AMR vs. GMR Vs. TMR magnetic sensors
Many companies are working hard in the design, development and fabrication of Anisotropic Magneto-Resistance (AMR), Giant Magneto-Resistance (GMR), and Magnetic Tunneling Junction (MTJ) magnetic thin film sensors.
Working with a variety of magnetic materials (see table below) AMS deposition techniques achieve optimal conditions (uniformity, composition control, easy/hard axis orientation).

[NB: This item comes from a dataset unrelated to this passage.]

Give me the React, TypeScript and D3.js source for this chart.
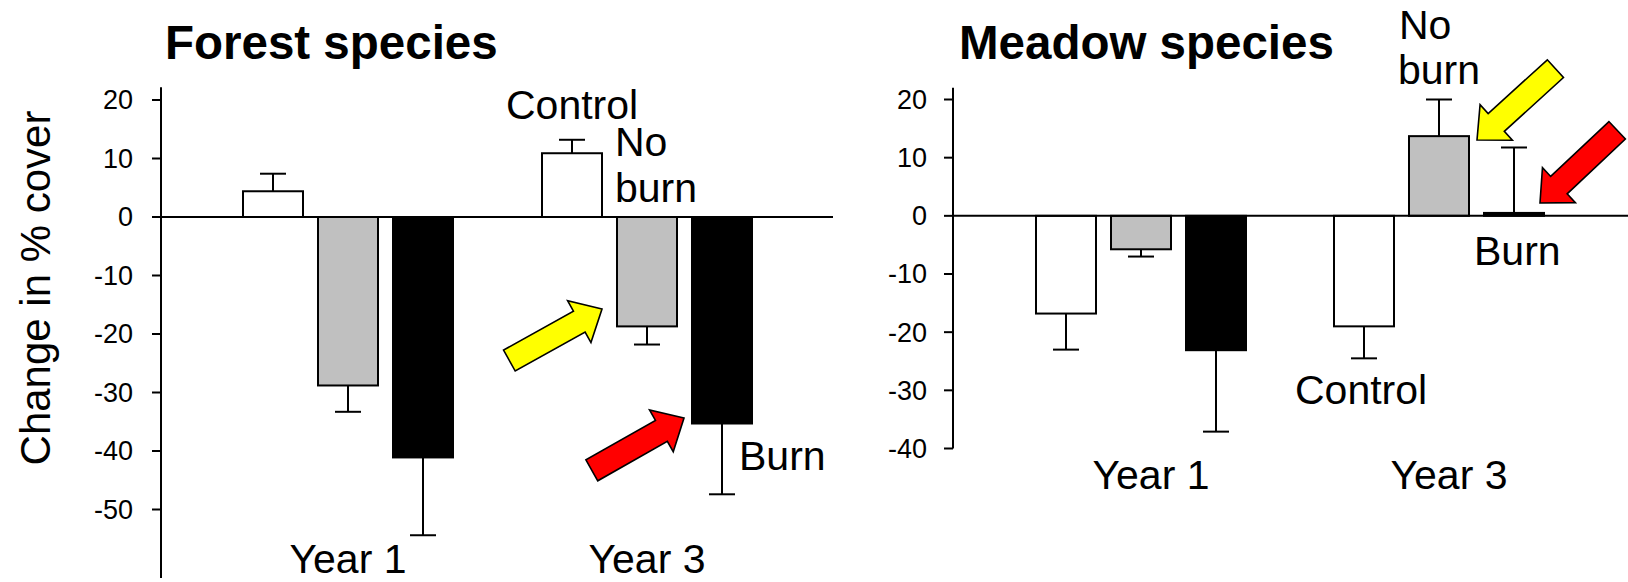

The thickness range of these materials spans from <10Å (1nm) for GMR and MTJ applications to >10µ for magnetic shields and flux-concentrators.
|Materials||Magnetic Properties||Application||Deposition Technique||Typical Layer Thk.|
|NiFe (Permalloy)||Soft||AMR, GMR sensors||Sputtered||10Ǻ – 1000Ǻ|
|NiFe (Permalloy)||Soft||Shields, Poles||Plated||1µm – 10µm|
|NiFe (45/55)||Soft, higher moment||Shields, Poles||Plated||1µm-10µm|
|CoPt||Hard, high coercivity||Permanent magnets||Sputtered||500 Ǻ – 10 µm|
|Co ternary alloy||Soft, higher moment||Shields, Inductors, Poles||Sputtered||1 µm – 10 µm|
|IrMn, PtMn||Anti-ferromagnetic||GMR, MTJ sensors||Sputtered||50 – 250 Ǻ|
We use several different vacuum deposition tools to deposit a variety of magnetic materials, including the GMR / MTJ cluster disposition system seen below. The metrology equipment for the characterization of magnetic materials includes BH loopers, VSM (Vibrating Sample Magnetometer), MFM (Magnetic Force Microscopy) and RMM (Remanent Moment Magnetization).